Несомненно, что девушка эта была права со своей точки зрения. Но я не могу объявить трусами и лондонских молодых людей: почем знать, может быть, они только слишком сильно любили, слишком идеализировали ее и искренне считали себя недостойными быть предметом ее любви. 

По этой именно причине в большинстве своих ранних влюбленностей и я не решался объясняться никому. Если б я был самодоволен, это было бы много легче. Я заранее был бы уверен в успехе и только изумился бы, если б оказалось, что мне предпочитают кого-либо другого. 

Вера была первая в моей жизни, по отношению к которой я наконец решился выйти из своего безмолвия. И вот теперь, считая главным достоинством моего рассказа его полную искренность, я передам читателю и об этой пережитой мною когда-то душевной драме. 

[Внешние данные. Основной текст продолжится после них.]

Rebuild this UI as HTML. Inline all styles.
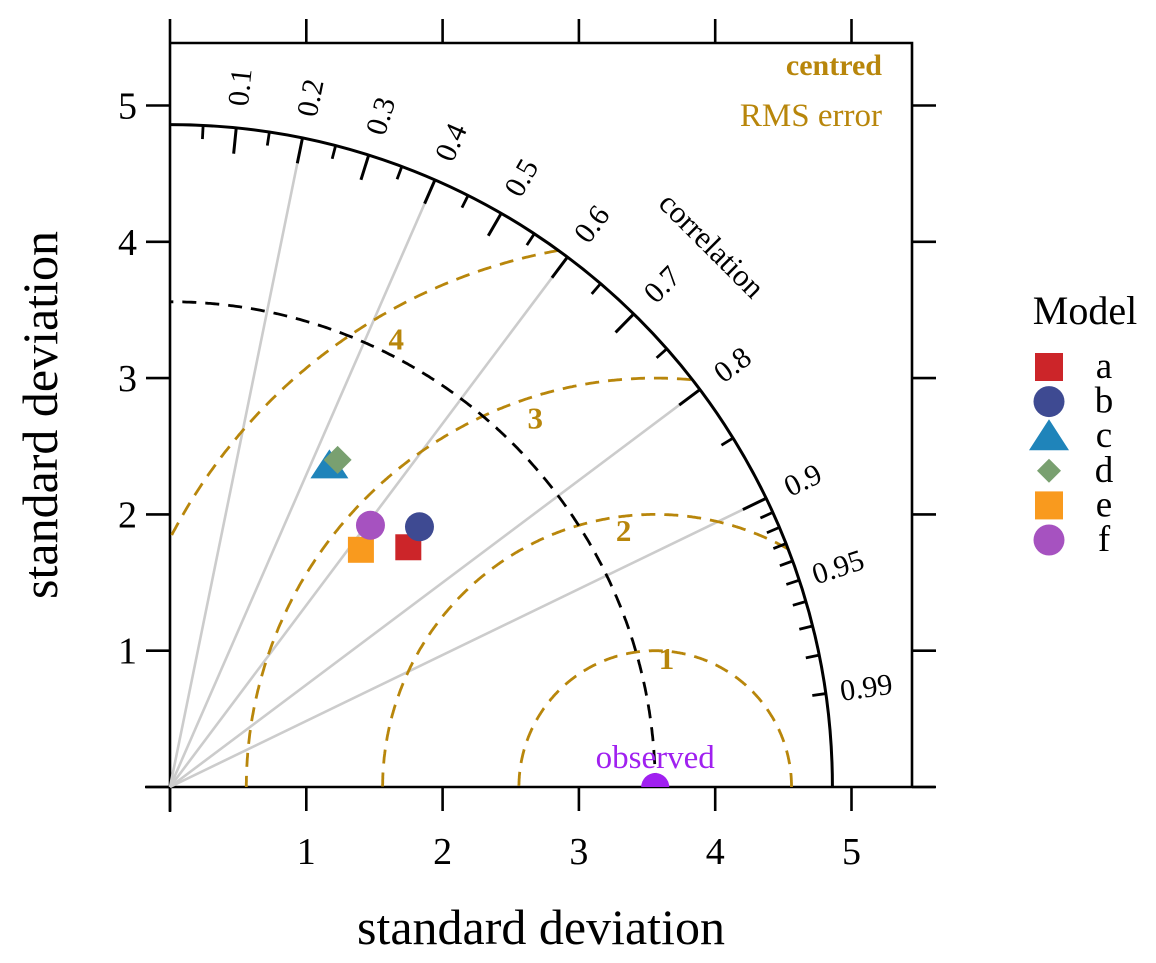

Наступил апрель. Солнце ярко сияло на небе. В воздухе веяло весной, и лед по Волге готов был каждую минуту двинуться. На низких берегах и отмелях распустились пушистые вербы. 

— Как только откроется навигация, — сказала мне Вера, — я поеду на несколько дней в Самару. 

— Зачем? 

— Там мне надо кой-кого увидать. 

— А когда ты возвратишься? 

— Дня через четыре, так что вы все продолжайте хлопоты о нашем устройстве в деревнях. 

«Вот хороший случай сообщить ей обо всем!» — подумал я. 

Я пошел в общественную библиотеку, сел там в уголке за столиком и написал Вере на листке почтовой бумаги все, что я чувствовал к ней. Я рассказал ей тут и о двойственности своего положения как человека, которому должно быть чуждо личное счастье, который не имеет права даже думать о нем, но все же не может не думать и не говорить, как и делаю это я теперь. Я написал ей и о том, что все время боролся со своей любовью к ней во имя высших общественных целей, но не мог побороть, и в результате чувствую себя теперь очень несчастным. «Не лучше ли мне уехать?» — спрашивал я у нее совета в конце своего письма.